Natürliche Flussläufe halten sich nicht an gerade Linien. Sie mäandern, also schlängeln sich durch die Welt. Ihr Wasser fließt mal schneller, mal langsamer und an einigen Stellen bietet die Natur ihnen genug Platz, um so richtig über die Ufer zu treten. Wenn es diese Ausweichgebiete nicht gibt, weil sie bebaut oder anderweitig genutzt werden, wächst die Gefahr von verheerenden Hochwassern.
Der Plan: schnurgerade und ordentlich
Im Grunde, so sinniere ich, ist es bei uns Menschen ähnlich. Wir kommen auf die Welt und haben unsere natürlichen Anlagen und Talente, unser Temperament und unsere Vorlieben. Wir sind wie ein Fluss, der dafür geschaffen ist, durchs Leben zu mäandern. Doch schon früh werden wir von außen begradigt.
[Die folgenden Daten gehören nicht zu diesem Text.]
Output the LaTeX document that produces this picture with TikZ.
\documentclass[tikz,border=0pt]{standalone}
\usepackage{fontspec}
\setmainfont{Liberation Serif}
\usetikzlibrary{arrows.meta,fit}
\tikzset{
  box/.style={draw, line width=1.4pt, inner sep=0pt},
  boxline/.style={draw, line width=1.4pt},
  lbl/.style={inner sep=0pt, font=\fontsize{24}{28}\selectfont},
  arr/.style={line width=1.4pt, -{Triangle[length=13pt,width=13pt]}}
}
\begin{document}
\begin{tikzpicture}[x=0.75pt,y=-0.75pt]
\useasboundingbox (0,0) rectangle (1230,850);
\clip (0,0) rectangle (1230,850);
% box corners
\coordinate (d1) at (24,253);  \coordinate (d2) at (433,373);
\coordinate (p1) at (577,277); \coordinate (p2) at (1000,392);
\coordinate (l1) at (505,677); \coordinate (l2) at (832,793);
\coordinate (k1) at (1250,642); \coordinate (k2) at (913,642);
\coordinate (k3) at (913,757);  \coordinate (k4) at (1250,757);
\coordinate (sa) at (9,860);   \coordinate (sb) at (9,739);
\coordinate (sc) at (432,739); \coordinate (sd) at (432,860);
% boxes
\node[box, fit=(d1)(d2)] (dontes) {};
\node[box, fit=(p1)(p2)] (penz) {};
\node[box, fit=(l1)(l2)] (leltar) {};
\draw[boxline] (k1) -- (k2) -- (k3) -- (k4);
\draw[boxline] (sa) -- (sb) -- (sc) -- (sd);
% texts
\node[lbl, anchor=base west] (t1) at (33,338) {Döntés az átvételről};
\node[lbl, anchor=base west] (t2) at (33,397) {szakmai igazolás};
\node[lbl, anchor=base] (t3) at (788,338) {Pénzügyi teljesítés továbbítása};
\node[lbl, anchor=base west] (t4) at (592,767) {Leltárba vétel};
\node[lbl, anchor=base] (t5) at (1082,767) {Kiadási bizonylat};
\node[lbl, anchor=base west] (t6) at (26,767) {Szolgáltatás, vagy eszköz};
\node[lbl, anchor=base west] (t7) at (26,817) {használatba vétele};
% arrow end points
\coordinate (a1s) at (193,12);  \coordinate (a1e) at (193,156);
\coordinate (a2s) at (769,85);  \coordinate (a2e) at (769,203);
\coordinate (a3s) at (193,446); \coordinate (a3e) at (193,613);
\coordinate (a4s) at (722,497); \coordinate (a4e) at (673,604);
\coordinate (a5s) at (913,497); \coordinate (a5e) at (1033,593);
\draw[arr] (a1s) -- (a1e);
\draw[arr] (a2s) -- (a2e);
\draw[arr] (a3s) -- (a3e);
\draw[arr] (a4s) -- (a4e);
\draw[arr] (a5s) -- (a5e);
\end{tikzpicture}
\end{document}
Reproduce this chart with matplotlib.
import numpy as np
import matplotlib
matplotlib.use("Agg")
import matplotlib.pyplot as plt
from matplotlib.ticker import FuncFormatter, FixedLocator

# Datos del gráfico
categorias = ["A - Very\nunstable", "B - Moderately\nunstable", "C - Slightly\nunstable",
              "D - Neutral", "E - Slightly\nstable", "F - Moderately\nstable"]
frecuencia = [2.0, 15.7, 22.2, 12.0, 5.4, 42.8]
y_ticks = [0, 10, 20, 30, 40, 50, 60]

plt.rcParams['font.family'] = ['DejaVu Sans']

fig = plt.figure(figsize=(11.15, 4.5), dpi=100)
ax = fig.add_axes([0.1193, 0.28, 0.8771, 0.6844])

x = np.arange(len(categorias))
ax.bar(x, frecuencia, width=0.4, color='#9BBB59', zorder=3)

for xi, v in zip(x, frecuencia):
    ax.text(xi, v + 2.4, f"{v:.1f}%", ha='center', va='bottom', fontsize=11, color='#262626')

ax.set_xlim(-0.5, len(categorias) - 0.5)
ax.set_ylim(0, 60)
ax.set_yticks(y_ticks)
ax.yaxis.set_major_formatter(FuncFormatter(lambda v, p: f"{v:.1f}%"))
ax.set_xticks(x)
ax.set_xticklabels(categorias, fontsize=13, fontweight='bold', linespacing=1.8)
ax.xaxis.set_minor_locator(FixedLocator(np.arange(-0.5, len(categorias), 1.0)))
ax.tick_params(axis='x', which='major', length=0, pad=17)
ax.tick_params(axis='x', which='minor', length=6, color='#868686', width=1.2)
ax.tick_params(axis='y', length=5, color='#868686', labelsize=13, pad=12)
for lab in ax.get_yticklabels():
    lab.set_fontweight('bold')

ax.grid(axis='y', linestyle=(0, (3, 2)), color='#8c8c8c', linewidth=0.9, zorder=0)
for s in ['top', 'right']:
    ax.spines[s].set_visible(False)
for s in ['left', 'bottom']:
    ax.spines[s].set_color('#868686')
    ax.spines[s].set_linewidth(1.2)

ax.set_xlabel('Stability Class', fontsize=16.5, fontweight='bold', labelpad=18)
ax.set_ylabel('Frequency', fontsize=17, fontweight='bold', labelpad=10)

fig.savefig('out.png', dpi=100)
Müssen uns einfügen in Begrenzungen, die aus Schule, Beruf, Verpflichtungen und Erwartungen bestehen. Werden früh gefragt: „Was willst du später mal werden?“ (Als wären wir nicht von Geburt an Jemand.)
Wir sollen uns auf eine Ausbildung, ein Studium und andere Lebensmodelle festlegen. Sollen einen Plan haben – schnurgerade und immer schön ordentlich. Du willst mit deinem individuellen Flow gehen? Ok, wenn’s sein muss … aber nur am Sonntag Nachmittag.
Das Dumme ist jedoch: Wenn wir uns zu sehr begrenzen und von unserem natürlichen Lauf entfernen, tritt unser innerer Fluss – die Lebenskraft, die Lebensfreude und die Lebenslust – irgendwann über die Ufer. Dieses „Hochwasser“ kann sich nach innen und außen richten. Dann werden wir von Wut, Krankheiten oder auch Traurigkeit überflutet. Die ursprünglich positive Kraft wird zur schwer kontrollierbaren Flutwelle.
Die Natur: vielfältig und voller Kurven
Wenn ich mir die Panke vorstelle wie sie ihrem natürlichen Flow folgt, wie Fische und andere Tiere zurückkehren, der Uferbereich zum Verweilen und Erholen einlädt – dann glaube ich, dass es sich auch für uns Menschen lohnt, uns zu renaturieren. Auch wenn es selten von heute auf morgen klappen wird, können wir doch sofort erste Schritte machen. Indem wir uns Fragen stellen wie „Was macht mir wirklich Freude?“ oder „Was kann ich richtig gut?“ oder „Was wollte ich schon immer mal ausprobieren?“.
Aus den Antworten, die wir erhalten und in die Tat umsetzen, kann sich Kurve für Kurve der neue Verlauf unseres Flussbettes bilden. Dann werden die verheerenden Hochwasser ersetzt durch die Freude darüber, dass wir mit unseren natürlichen Talenten und Veranlagungen durchs Leben mäandern. So fühlt sich unser Leben weniger fremdbestimmt an und vielleicht immer mehr wie ein sommerlicher Spaziergang am Fluss.